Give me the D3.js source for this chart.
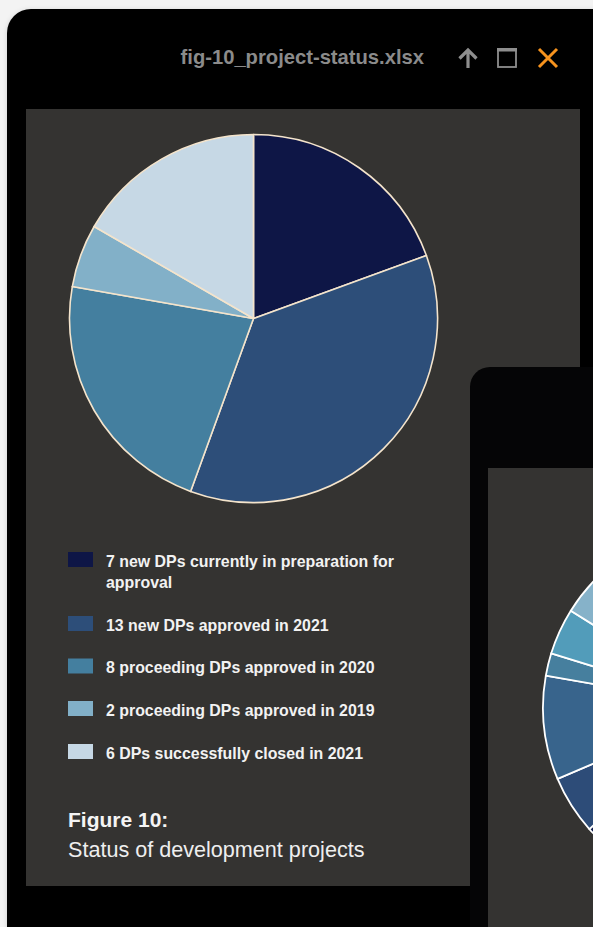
<!DOCTYPE html>
<html>
<head>
<meta charset="utf-8">
<script src="https://cdn.jsdelivr.net/npm/d3@7"></script>
<style>
  html, body { margin: 0; padding: 0; background: #f3f3f3; }
  svg { display: block; }
</style>
</head>
<body>
<div id="chart"></div>
<script>
// Project status counts (Figure 10)
const categories = [
  "7 new DPs currently in preparation for approval",
  "13 new DPs approved in 2021",
  "8 proceeding DPs approved in 2020",
  "2 proceeding DPs approved in 2019",
  "6 DPs successfully closed in 2021"
];
const values = [7, 13, 8, 2, 6];
const colors = ["#0e1646", "#2d4e79", "#447f9f", "#82b0c8", "#c6d8e5"];

// Shares (percent) of the chart in the overlapping second window
const secondValues = [20, 16, 27.4, 5.2, 9.2, 2, 4.1, 16.1];
const secondColors = ["#c6d8e5", "#0e1646", "#13204f", "#2d4c78", "#38648c", "#467f9e", "#529cba", "#86b2c9"];

const fileName = "fig-10_project-status.xlsx";
const figureTitle = "Figure 10:";
const figureSubtitle = "Status of development projects";

const W = 593, H = 927;
const svg = d3.select("#chart").append("svg")
  .attr("width", W).attr("height", H)
  .attr("viewBox", `0 0 ${W} ${H}`);

const defs = svg.append("defs");
const sh = defs.append("filter").attr("id", "shadow").attr("x", "-10%").attr("y", "-10%").attr("width", "120%").attr("height", "120%");
sh.append("feDropShadow").attr("dx", 0).attr("dy", 1).attr("stdDeviation", 2.5).attr("flood-color", "#000").attr("flood-opacity", 0.15);

// Main window frame
svg.append("rect")
  .attr("x", 7).attr("y", 9).attr("width", 640).attr("height", 950)
  .attr("rx", 24).attr("fill", "#050506").attr("filter", "url(#shadow)");

// Title bar: file name and window controls
svg.append("text")
  .attr("x", 424).attr("y", 64)
  .attr("text-anchor", "end")
  .attr("font-family", "'Liberation Sans', Arial, Helvetica, sans-serif")
  .attr("font-weight", "bold").attr("font-size", 20.2)
  .attr("fill", "#8b8b8b")
  .text(fileName);

const ctrl = svg.append("g");
// up arrow
ctrl.append("path")
  .attr("d", "M468,68 L468,50 M459.5,58.5 L468,50 L476.5,58.5")
  .attr("fill", "none").attr("stroke", "#8e8e8e").attr("stroke-width", 3.2)
  .attr("stroke-linejoin", "miter");
// maximise box
ctrl.append("rect")
  .attr("x", 498).attr("y", 49).attr("width", 18).attr("height", 18)
  .attr("fill", "none").attr("stroke", "#8e8e8e").attr("stroke-width", 1.8);
ctrl.append("rect")
  .attr("x", 497).attr("y", 48).attr("width", 20).attr("height", 3.5)
  .attr("fill", "#8e8e8e");
// close cross
ctrl.append("path")
  .attr("d", "M539,49 L557,67 M557,49 L539,67")
  .attr("stroke", "#f7931e").attr("stroke-width", 3);

// Main content panel
svg.append("rect")
  .attr("x", 26).attr("y", 109).attr("width", 554).attr("height", 777)
  .attr("fill", "#343331");

// Pie
const pie = d3.pie().sort(null).value(d => d);
const cx = 253.5, cy = 318.5, R = 184;
const arc = d3.arc().innerRadius(0).outerRadius(R);

svg.append("g")
  .attr("transform", `translate(${cx},${cy})`)
  .selectAll("path")
  .data(pie(values))
  .join("path")
  .attr("d", arc)
  .attr("fill", (d, i) => colors[i])
  .attr("stroke", "#f4e4cc")
  .attr("stroke-width", 1.6)
  .attr("stroke-linejoin", "round");

// Legend
const legendFont = "'Liberation Sans', Arial, Helvetica, sans-serif";
const legendTops = [552, 616, 658.5, 701, 744];
const legend = svg.append("g");
const wrapWidth = 300;

categories.forEach((label, i) => {
  const g = legend.append("g");
  g.append("rect")
    .attr("x", 68).attr("y", legendTops[i])
    .attr("width", 25).attr("height", 15)
    .attr("fill", colors[i]);
  const t = g.append("text")
    .attr("x", 106).attr("y", legendTops[i] + 14.5)
    .attr("font-family", legendFont)
    .attr("font-weight", "bold").attr("font-size", 15.9)
    .attr("fill", "#f2f2f2");
  // word wrap
  const words = label.split(" ");
  let line = [];
  let tspan = t.append("tspan").attr("x", 106).attr("dy", 0);
  words.forEach(w => {
    line.push(w);
    tspan.text(line.join(" "));
    if (tspan.node().getComputedTextLength() > wrapWidth && line.length > 1) {
      line.pop();
      tspan.text(line.join(" "));
      line = [w];
      tspan = t.append("tspan").attr("x", 106).attr("dy", 21).text(w);
    }
  });
});

// Caption
svg.append("text")
  .attr("x", 68).attr("y", 827)
  .attr("font-family", legendFont).attr("font-weight", "bold")
  .attr("font-size", 21).attr("fill", "#f4f4f4")
  .text(figureTitle);
svg.append("text")
  .attr("x", 68).attr("y", 857)
  .attr("font-family", legendFont)
  .attr("font-size", 21.6).attr("fill", "#eeeeee")
  .text(figureSubtitle);

// Second, overlapping window
svg.append("rect")
  .attr("x", 470).attr("y", 367).attr("width", 300).attr("height", 700)
  .attr("rx", 20).attr("fill", "#050506");
svg.append("rect")
  .attr("x", 488).attr("y", 468).attr("width", 200).attr("height", 600)
  .attr("fill", "#343331");

const arc2 = d3.arc().innerRadius(0).outerRadius(182.5);
svg.append("g")
  .attr("transform", "translate(725.5,707.5)")
  .selectAll("path")
  .data(pie(secondValues))
  .join("path")
  .attr("d", arc2)
  .attr("fill", (d, i) => secondColors[i])
  .attr("stroke", "#ffffff")
  .attr("stroke-width", 1.8)
  .attr("stroke-linejoin", "round");
</script>
</body>
</html>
::::
▶ **WHAT YOU SHOULD DO**
Copy every line above word for word and exclude the pictures.

▶ **TASK RESULT**
Give me the D3.js source for this chart.
<!DOCTYPE html>
<html>
<head>
<meta charset="utf-8">
<script src="https://cdn.jsdelivr.net/npm/d3@7"></script>
<style>
  html, body { margin: 0; padding: 0; background: #f3f3f3; }
  svg { display: block; }
</style>
</head>
<body>
<div id="chart"></div>
<script>
// Project status counts (Figure 10)
const categories = [
  "7 new DPs currently in preparation for approval",
  "13 new DPs approved in 2021",
  "8 proceeding DPs approved in 2020",
  "2 proceeding DPs approved in 2019",
  "6 DPs successfully closed in 2021"
];
const values = [7, 13, 8, 2, 6];
const colors = ["#0e1646", "#2d4e79", "#447f9f", "#82b0c8", "#c6d8e5"];

// Shares (percent) of the chart in the overlapping second window
const secondValues = [20, 16, 27.4, 5.2, 9.2, 2, 4.1, 16.1];
const secondColors = ["#c6d8e5", "#0e1646", "#13204f", "#2d4c78", "#38648c", "#467f9e", "#529cba", "#86b2c9"];

const fileName = "fig-10_project-status.xlsx";
const figureTitle = "Figure 10:";
const figureSubtitle = "Status of development projects";

const W = 593, H = 927;
const svg = d3.select("#chart").append("svg")
  .attr("width", W).attr("height", H)
  .attr("viewBox", `0 0 ${W} ${H}`);

const defs = svg.append("defs");
const sh = defs.append("filter").attr("id", "shadow").attr("x", "-10%").attr("y", "-10%").attr("width", "120%").attr("height", "120%");
sh.append("feDropShadow").attr("dx", 0).attr("dy", 1).attr("stdDeviation", 2.5).attr("flood-color", "#000").attr("flood-opacity", 0.15);

// Main window frame
svg.append("rect")
  .attr("x", 7).attr("y", 9).attr("width", 640).attr("height", 950)
  .attr("rx", 24).attr("fill", "#050506").attr("filter", "url(#shadow)");

// Title bar: file name and window controls
svg.append("text")
  .attr("x", 424).attr("y", 64)
  .attr("text-anchor", "end")
  .attr("font-family", "'Liberation Sans', Arial, Helvetica, sans-serif")
  .attr("font-weight", "bold").attr("font-size", 20.2)
  .attr("fill", "#8b8b8b")
  .text(fileName);

const ctrl = svg.append("g");
// up arrow
ctrl.append("path")
  .attr("d", "M468,68 L468,50 M459.5,58.5 L468,50 L476.5,58.5")
  .attr("fill", "none").attr("stroke", "#8e8e8e").attr("stroke-width", 3.2)
  .attr("stroke-linejoin", "miter");
// maximise box
ctrl.append("rect")
  .attr("x", 498).attr("y", 49).attr("width", 18).attr("height", 18)
  .attr("fill", "none").attr("stroke", "#8e8e8e").attr("stroke-width", 1.8);
ctrl.append("rect")
  .attr("x", 497).attr("y", 48).attr("width", 20).attr("height", 3.5)
  .attr("fill", "#8e8e8e");
// close cross
ctrl.append("path")
  .attr("d", "M539,49 L557,67 M557,49 L539,67")
  .attr("stroke", "#f7931e").attr("stroke-width", 3);

// Main content panel
svg.append("rect")
  .attr("x", 26).attr("y", 109).attr("width", 554).attr("height", 777)
  .attr("fill", "#343331");

// Pie
const pie = d3.pie().sort(null).value(d => d);
const cx = 253.5, cy = 318.5, R = 184;
const arc = d3.arc().innerRadius(0).outerRadius(R);

svg.append("g")
  .attr("transform", `translate(${cx},${cy})`)
  .selectAll("path")
  .data(pie(values))
  .join("path")
  .attr("d", arc)
  .attr("fill", (d, i) => colors[i])
  .attr("stroke", "#f4e4cc")
  .attr("stroke-width", 1.6)
  .attr("stroke-linejoin", "round");

// Legend
const legendFont = "'Liberation Sans', Arial, Helvetica, sans-serif";
const legendTops = [552, 616, 658.5, 701, 744];
const legend = svg.append("g");
const wrapWidth = 300;

categories.forEach((label, i) => {
  const g = legend.append("g");
  g.append("rect")
    .attr("x", 68).attr("y", legendTops[i])
    .attr("width", 25).attr("height", 15)
    .attr("fill", colors[i]);
  const t = g.append("text")
    .attr("x", 106).attr("y", legendTops[i] + 14.5)
    .attr("font-family", legendFont)
    .attr("font-weight", "bold").attr("font-size", 15.9)
    .attr("fill", "#f2f2f2");
  // word wrap
  const words = label.split(" ");
  let line = [];
  let tspan = t.append("tspan").attr("x", 106).attr("dy", 0);
  words.forEach(w => {
    line.push(w);
    tspan.text(line.join(" "));
    if (tspan.node().getComputedTextLength() > wrapWidth && line.length > 1) {
      line.pop();
      tspan.text(line.join(" "));
      line = [w];
      tspan = t.append("tspan").attr("x", 106).attr("dy", 21).text(w);
    }
  });
});

// Caption
svg.append("text")
  .attr("x", 68).attr("y", 827)
  .attr("font-family", legendFont).attr("font-weight", "bold")
  .attr("font-size", 21).attr("fill", "#f4f4f4")
  .text(figureTitle);
svg.append("text")
  .attr("x", 68).attr("y", 857)
  .attr("font-family", legendFont)
  .attr("font-size", 21.6).attr("fill", "#eeeeee")
  .text(figureSubtitle);

// Second, overlapping window
svg.append("rect")
  .attr("x", 470).attr("y", 367).attr("width", 300).attr("height", 700)
  .attr("rx", 20).attr("fill", "#050506");
svg.append("rect")
  .attr("x", 488).attr("y", 468).attr("width", 200).attr("height", 600)
  .attr("fill", "#343331");

const arc2 = d3.arc().innerRadius(0).outerRadius(182.5);
svg.append("g")
  .attr("transform", "translate(725.5,707.5)")
  .selectAll("path")
  .data(pie(secondValues))
  .join("path")
  .attr("d", arc2)
  .attr("fill", (d, i) => secondColors[i])
  .attr("stroke", "#ffffff")
  .attr("stroke-width", 1.8)
  .attr("stroke-linejoin", "round");
</script>
</body>
</html>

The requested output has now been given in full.